Most likely what is a happening here is a deliberate choice, rather than a branding mistake by Bugatchi, or hopeless naïveté about whether they are truly a luxury fashion powerhouse.


A deliberate choice in the 80s to associate themselves by name with the Armanis and Versaces of the world afforded the brand just enough credibility to get on the shelves of mainstream retailers like Nordstrom, which they were able to parlay into ongoing distribution and reliable sales.


Without an intrigue-filled European backstory, high brand awareness or uniquely high quality clothing, Bugatchi lacked any of the many components required to build a world-class luxury fashion brand over time. Presumably, they never had the resources to invest in better marketing or more expensive manufacturing.
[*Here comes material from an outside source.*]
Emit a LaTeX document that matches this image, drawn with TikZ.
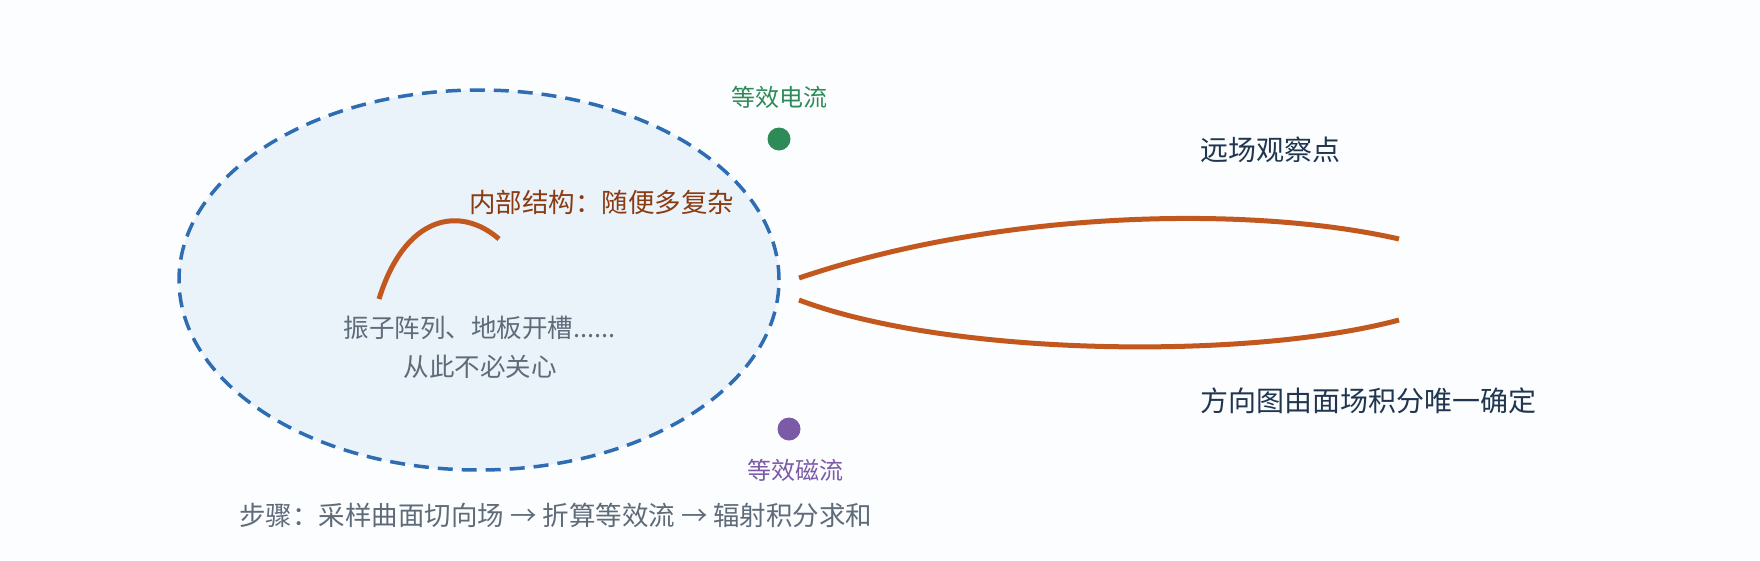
\documentclass[tikz,border=0pt]{standalone}
\usepackage{fontspec}
\setmainfont{Noto Sans CJK SC}
\definecolor{bgcol}{HTML}{FCFDFF}
\definecolor{surfblue}{HTML}{2F6DB3}
\definecolor{surffill}{HTML}{EAF2FA}
\definecolor{lobecol}{HTML}{C3581F}
\definecolor{jcol}{HTML}{2E8B57}
\definecolor{mcol}{HTML}{7B5BA8}
\definecolor{inncol}{HTML}{8A3B12}
\definecolor{greycol}{HTML}{5E6B78}
\definecolor{navycol}{HTML}{1F3550}

\begin{document}
\begin{tikzpicture}[x=1pt, y=-1pt,
  lbl/.style={inner sep=0pt, font=\fontsize{26.5}{32}\selectfont},
  biglbl/.style={lbl, anchor=west, text=navycol, font=\fontsize{28}{34}\selectfont},
  srclbl/.style={lbl, font=\fontsize{24}{28}\selectfont},
  dot/.style={circle, inner sep=0pt, minimum size=23pt},
  lobe/.style={draw=lobecol, line width=5pt}
]
\fill[bgcol] (0,0) rectangle (1760,560);
\useasboundingbox (0,0) rectangle (1760,560);
% closed surface
\draw[surfblue, fill=surffill, line width=3.5pt, dash pattern=on 15pt off 9pt]
  (479,280) ellipse [x radius=300pt, y radius=190pt];
\coordinate (a0) at (379,299);
\coordinate (a1) at (499,239);
\draw[lobe] (a0) .. controls (405,215) and (460,205) .. (a1);
\node[lbl, anchor=west, text=inncol] (inner) at (469,202) {内部结构：随便多复杂};
\node[lbl, text=greycol, align=center, font=\fontsize{25.5}{39}\selectfont] (detail) at (480,347)
  {振子阵列、地板开槽......\\从此不必关心};
% equivalent sources
\node[dot, fill=jcol] (jdot) at (779,139) {};
\node[srclbl, text=jcol] (jlbl) at (779,97) {等效电流};
\node[dot, fill=mcol] (mdot) at (789,429) {};
\node[srclbl, text=mcol] (mlbl) at (795,470) {等效磁流};
% far-field pattern
\coordinate (u0) at (799,278);
\coordinate (u1) at (1399,239);
\coordinate (d0) at (799,300);
\coordinate (d1) at (1399,320);
\draw[lobe] (u0) .. controls (1000,210) and (1250,205) .. (u1);
\draw[lobe] (d0) .. controls (950,357) and (1250,360) .. (d1);
\node[biglbl] (far) at (1200,150) {远场观察点};
\node[biglbl] (patt) at (1200,401) {方向图由面场积分唯一确定};
\node[lbl, anchor=west, text=greycol] (steps) at (239,515)
  {步骤：采样曲面切向场 → 折算等效流 → 辐射积分求和};
\end{tikzpicture}
\end{document}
So instead, their strategy took aim at a kind of ‘everyday luxury’ segment of the market; selling nicer-than-basic shirts and socks to people who like the idea of expensive-sounding branded things, but either can’t or won’t splash out for high-end designer clothes.


Online and in real life, we live in a non-stop deluge of media and advertising. This means that over time our awareness of brands is shaped, as is our subconscious reaction to them when we see their products in real life (Ferrari = luxury, Walmart = cheap, Uggs = too controversial to go there).


This means that when we see a fashion brand we're unfamiliar with, the [File Not Found] reaction in our brain causes skepticism, and we rely on our context or environment to judge what we're looking at. For Bugatchi, this is where they rely heavily on their distributors - shoppers who have a strong affinity for a brand like Nordstrom, and associate it with luxury, might be convinced to buy the Bugatchi shirt. Others, who either think less of Nordstrom, or know more about the fashion world in general, might pass. As long as they are leaning on other brands, it's unlikely that Bugatchi will be able to elevate their own.


In the end, you can’t make yourself the next Versace just by naming yourself Bugatchi, but there's definitely room for you to be Bugatchi.